While linked by a national program, each urban highway was planned and built by state and local officials. They each have their own story. In Montgomery, Alabama, the director of the Alabama Highway Department avowed white supremacist Sam Englehart intentionally routed I-65 through the Black neighborhood of West Montgomery. He even went so far as to intentionally target the specific homes of Black people like Ralph David Abernathy that he didn't like. Not every urban highway has a backstory this heinous, but even the ones that don't feature white male planners, highway officials, and politicians more than happy to sacrifice minority neighborhoods for any and all potential benefits they thought a highway would bring.

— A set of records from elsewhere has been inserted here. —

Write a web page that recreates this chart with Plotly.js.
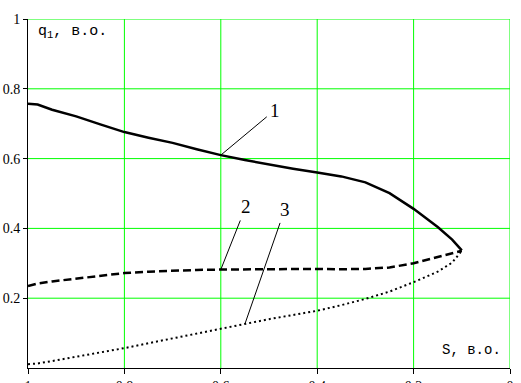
<!DOCTYPE html>
<html>
<head>
<meta charset="utf-8">
<script src="https://cdn.plot.ly/plotly-3.0.1.min.js"></script>
<style>
  html, body { margin: 0; padding: 0; background: #fff; }
  #chart { width: 521px; height: 383px; }
</style>
</head>
<body>
<div id="chart"></div>
<script>
// S, в.о. (x axis runs from 1 down to 0)
const S  = [1, 0.98, 0.95, 0.9, 0.85, 0.8, 0.75, 0.7, 0.65, 0.6, 0.55, 0.5, 0.45, 0.4, 0.35, 0.3, 0.25, 0.2, 0.15, 0.12, 0.1];
// curve 1 — solid
const q1 = [0.757, 0.755, 0.74, 0.721, 0.698, 0.676, 0.66, 0.645, 0.627, 0.61, 0.596, 0.583, 0.571, 0.56, 0.549, 0.532, 0.501, 0.456, 0.404, 0.368, 0.337];
// curve 2 — dashed
const q2 = [0.235, 0.242, 0.248, 0.256, 0.265, 0.272, 0.276, 0.279, 0.281, 0.282, 0.283, 0.284, 0.284, 0.284, 0.283, 0.284, 0.288, 0.300, 0.318, 0.328, 0.336];
// curve 3 — dotted
const q3 = [0.011, 0.013, 0.02, 0.032, 0.045, 0.057, 0.071, 0.085, 0.099, 0.112, 0.126, 0.14, 0.152, 0.164, 0.18, 0.198, 0.219, 0.246, 0.276, 0.302, 0.336];

const xTicks = [1, 0.8, 0.6, 0.4, 0.2, 0];
const xTickText = ['1', '0.8', '0.6', '0.4', '0.2', '0'];
const yTicks = [0.2, 0.4, 0.6, 0.8, 1];
const yTickText = ['0.2', '0.4', '0.6', '0.8', '1'];

const curveLabels = ['1', '2', '3'];

const GREEN = '#00ff00';
const serif = '"Liberation Serif", "Times New Roman", serif';
const mono = '"Liberation Mono", "Courier New", monospace';

const traces = [
  { x: S, y: q1, mode: 'lines', line: { color: '#000', width: 2.5 } },
  { x: S, y: q2, mode: 'lines', line: { color: '#000', width: 2.5, dash: '8px,4px' } },
  { x: S, y: q3, mode: 'lines', line: { color: '#000', width: 2, dash: '2px,3px' } },
];

// leader lines point at samples of each curve
const i1 = S.indexOf(0.6), i2 = S.indexOf(0.6), i3 = S.indexOf(0.55);
const leader = (x, y, text, ax, ay) => ({
  x, y, text, xref: 'x', yref: 'y',
  showarrow: true, arrowhead: 0, arrowwidth: 1, arrowcolor: '#000',
  ax, ay, standoff: 0, startstandoff: 2,
  font: { family: serif, size: 19, color: '#000' },
});

// green grid drawn as shapes so the lines at 1 and 0 show too
const gridLine = { color: GREEN, width: 1 };
const gridShapes = [
  ...xTicks.filter(v => v !== 1).map(v => ({
    type: 'line', layer: 'below', xref: 'x', yref: 'paper', x0: v, x1: v, y0: 0, y1: 1, line: gridLine,
  })),
  ...yTicks.map(v => ({
    type: 'line', layer: 'below', xref: 'paper', yref: 'y', x0: 0, x1: 1, y0: v, y1: v, line: gridLine,
  })),
];

const axisCommon = {
  autorange: false,
  showgrid: false,
  zeroline: false, showline: true, linecolor: '#000', linewidth: 1,
  ticks: 'outside', tickcolor: '#000',
  tickfont: { family: serif, size: 14, color: '#000' },
};

const layout = {
  width: 521, height: 383,
  margin: { l: 28, r: 11, t: 19, b: 15 },
  font: { family: serif, color: '#000' },
  paper_bgcolor: '#fff', plot_bgcolor: '#fff',
  showlegend: false,
  xaxis: { ...axisCommon, range: [1, 0], tickvals: xTicks, ticktext: xTickText, ticklen: 5 },
  yaxis: { ...axisCommon, range: [0, 1], tickvals: yTicks, ticktext: yTickText, ticklen: 4 },
  shapes: gridShapes,
  annotations: [
    { xref: 'paper', yref: 'paper', x: 0.017, y: 0.963, xanchor: 'left', yanchor: 'middle',
      text: 'q<sub>1</sub>, в.о.', showarrow: false, font: { family: mono, size: 15, color: '#000' } },
    { xref: 'paper', yref: 'paper', x: 0.986, y: 0.052, xanchor: 'right', yanchor: 'middle',
      text: 'S, в.о.', showarrow: false, font: { family: mono, size: 14, color: '#000' } },
    leader(S[i1], q1[i1], curveLabels[0], 54, -45),
    leader(S[i2], q2[i2], curveLabels[1], 25, -63),
    leader(S[i3], q3[i3], curveLabels[2], 40, -115),
  ],
};

Plotly.newPlot('chart', traces, layout, { staticPlot: true, displayModeBar: false });
</script>
</body>
</html>
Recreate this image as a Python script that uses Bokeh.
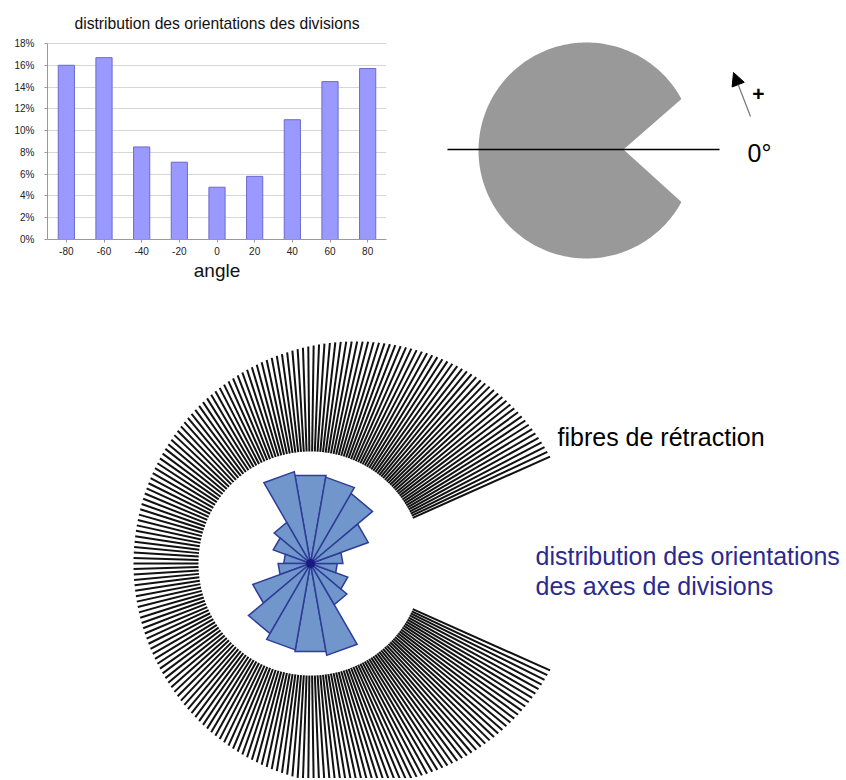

The more one looks into the individual stories of each urban highway, the less the unintended consequences narrative makes sense. As historian Sarah Jo Peterson recently detailed

The highway industry anticipated the problems for urban transportation and for relocation that came with bringing expressways into urban areas. Of course, they did. To believe the myth is to believe that these highway leaders—hundreds of people across every state highway department and the federal government—were stupid. These men—and they were nearly all men and nearly all white—may have been many things, but stupid is not one of them.

In tearing down the highways—and more will be torn down, although probably not enough—we need to look past the concrete and steel. Highways are "racist" only insofar as the people and institutions who built them are. Tearing them down won't necessarily stop the same institutions and their direct descendants from doing something that will come to be regarded as equally harmful several decades from now. Or, as Peterson put it, "all infrastructure projects create winners and losers. The moral test for a society is how it selects and then treats those who are forced to sacrifice." 

Currently, we are struggling with the idea that mostly white suburban commuters should have to drive a few extra minutes so amputated communities can be stitched back together. As hard of a political project as that is proving to be, it is daunting to think of all the necessary steps that come next: hiring local minority workers and businesses for the project itself, mitigating the life disruption and air quality consequences of the construction, making sure the highway isn't replaced with an impenetrable multi-lane speedway with token sidewalks and bike lanes, and most importantly getting developers and real estate interests to leave money on the table so the communities that suffered through the highway's existence can benefit from its absence. With Crowther's view of "deep time" in mind, we might find tearing down the highway was the easy part.